My friend R visited New York when he was about 3 years into his career. He decided that he preferred the NYC lifestyle to his Bombay lifestyle. There was no way to mathematically weigh the Bombay life vs. the NYC life. Both were good in their own way and also different. Choosing NYC led to many other decisions – who to marry, where to work, what kind of house to live in, what to wear, which car to drive. Eventually, the NYC R became a different person than the Bombay R would have been.

Is his life perfect? Maybe, maybe not.

But is there even anything like a perfect life?

While exercising our agency, can we take the consequences of each choice in our stride?


Matt Haig’s novel, The Midnight Library reflects on the infinite lives we could design for ourselves by just taking different decisions. In the book (spoiler alert!), Nora Seed is full of regrets over choices not made and feels she has wasted her life. She tries to commit suicide and ends up in the Midnight Library – a space between life and death.

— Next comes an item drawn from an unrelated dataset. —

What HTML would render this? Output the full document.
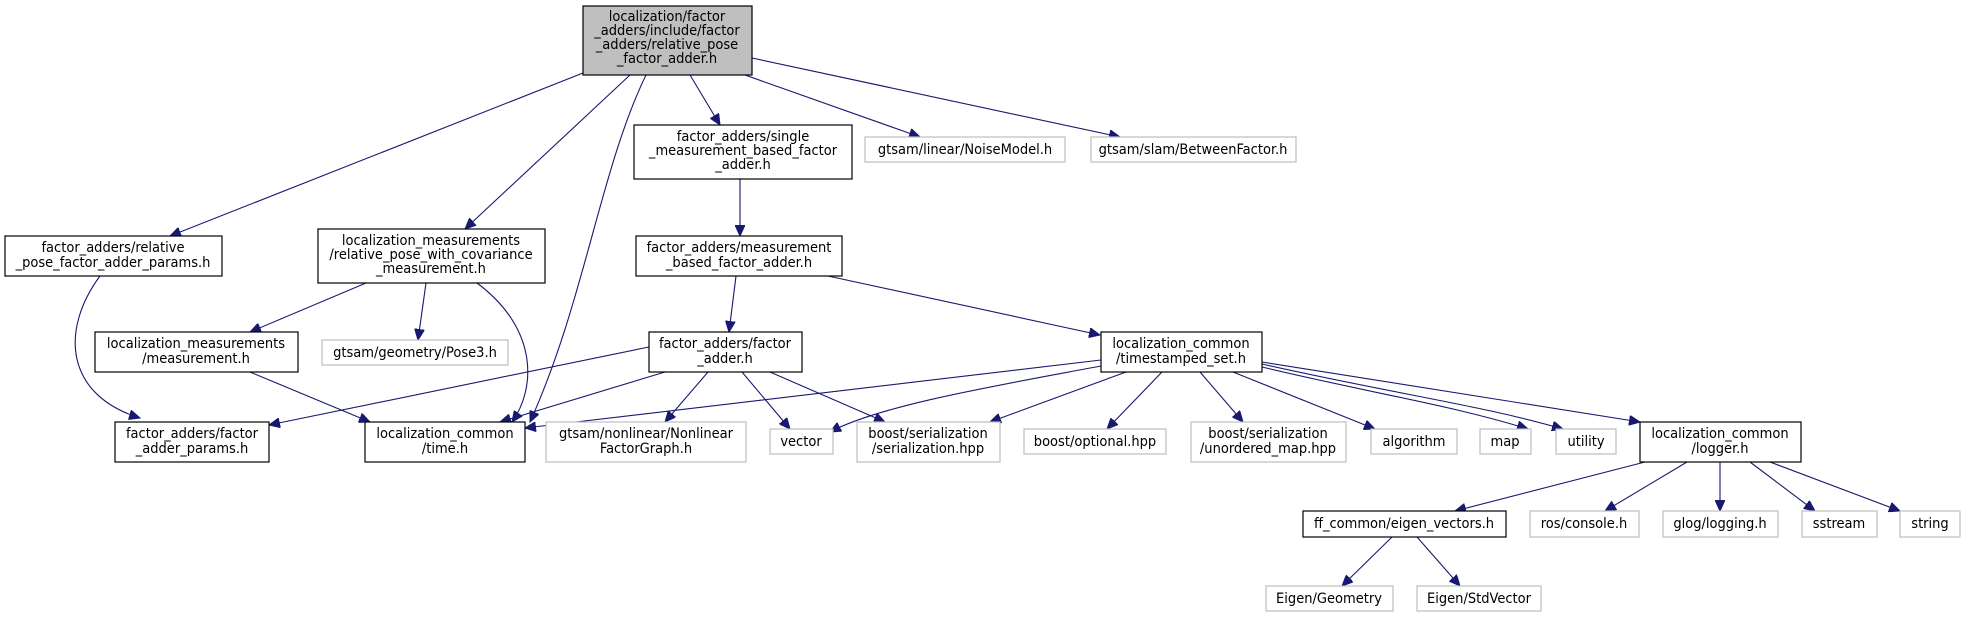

Here, she gets a chance to experience all the alternate lives she regrets not choosing. The twist in the tale is that each alternate life is better than her current life in some areas, but also demands some sacrifices in other areas (death of a loved one.. etc.).

She realizes that there is no ‘ideal’ life. Each choice would have improved some parts, but made other parts worse.

In the end, she chooses the life she was running away from. But with the transformed mindset of making the most of the life she has chosen.

Nora escaped the coulda-woulda-shoulda trap.

And that got me thinking.

Isn’t it the unattainable that keeps us alive? Like Chekov’s Seagull?

seagulls GIF by erica shires
Seagulls soaring up in the sky represent hope for unfulfilled dreams

The Seagull is a play written by Chekov. There are four main characters. Madame Arkadina, a middle-aged actress, her lover Trigorin, a successful writer, her son Konstantin, also a writer, and Nina, an aspiring actress. Konstantin’s love for Nina is unrequited. At the same time, Arkadina is jealous of Nina’s youth and talent. She also despises that her son loves Nina and so is cold and distant to him. Here also, Konstantin’s need for love is unmet.

Nina likes to refer to herself as a seagull. After repeatedly being spurned by Nina, Konstantin kills a seagull and shows it to her. Two years later, Nina rejects Konstantin again. This time, he kills himself while his unaware mother plays cards in the next room.

The seagull, soaring high up in the sky, symbolizes unattainable dreams. As long as the seagull is flying, we have hope that one day our dreams will come true. Killing the seagull depicts shattering of dreams.

Ironically, the unseen parts of our future keep us alive and hopeful. If we knew everything that was going to happen next, wouldn’t we stop trying? Don’t the surprises life throws at us keep the game of life fresh and exciting?

Without hope for the future, we might as well be dead.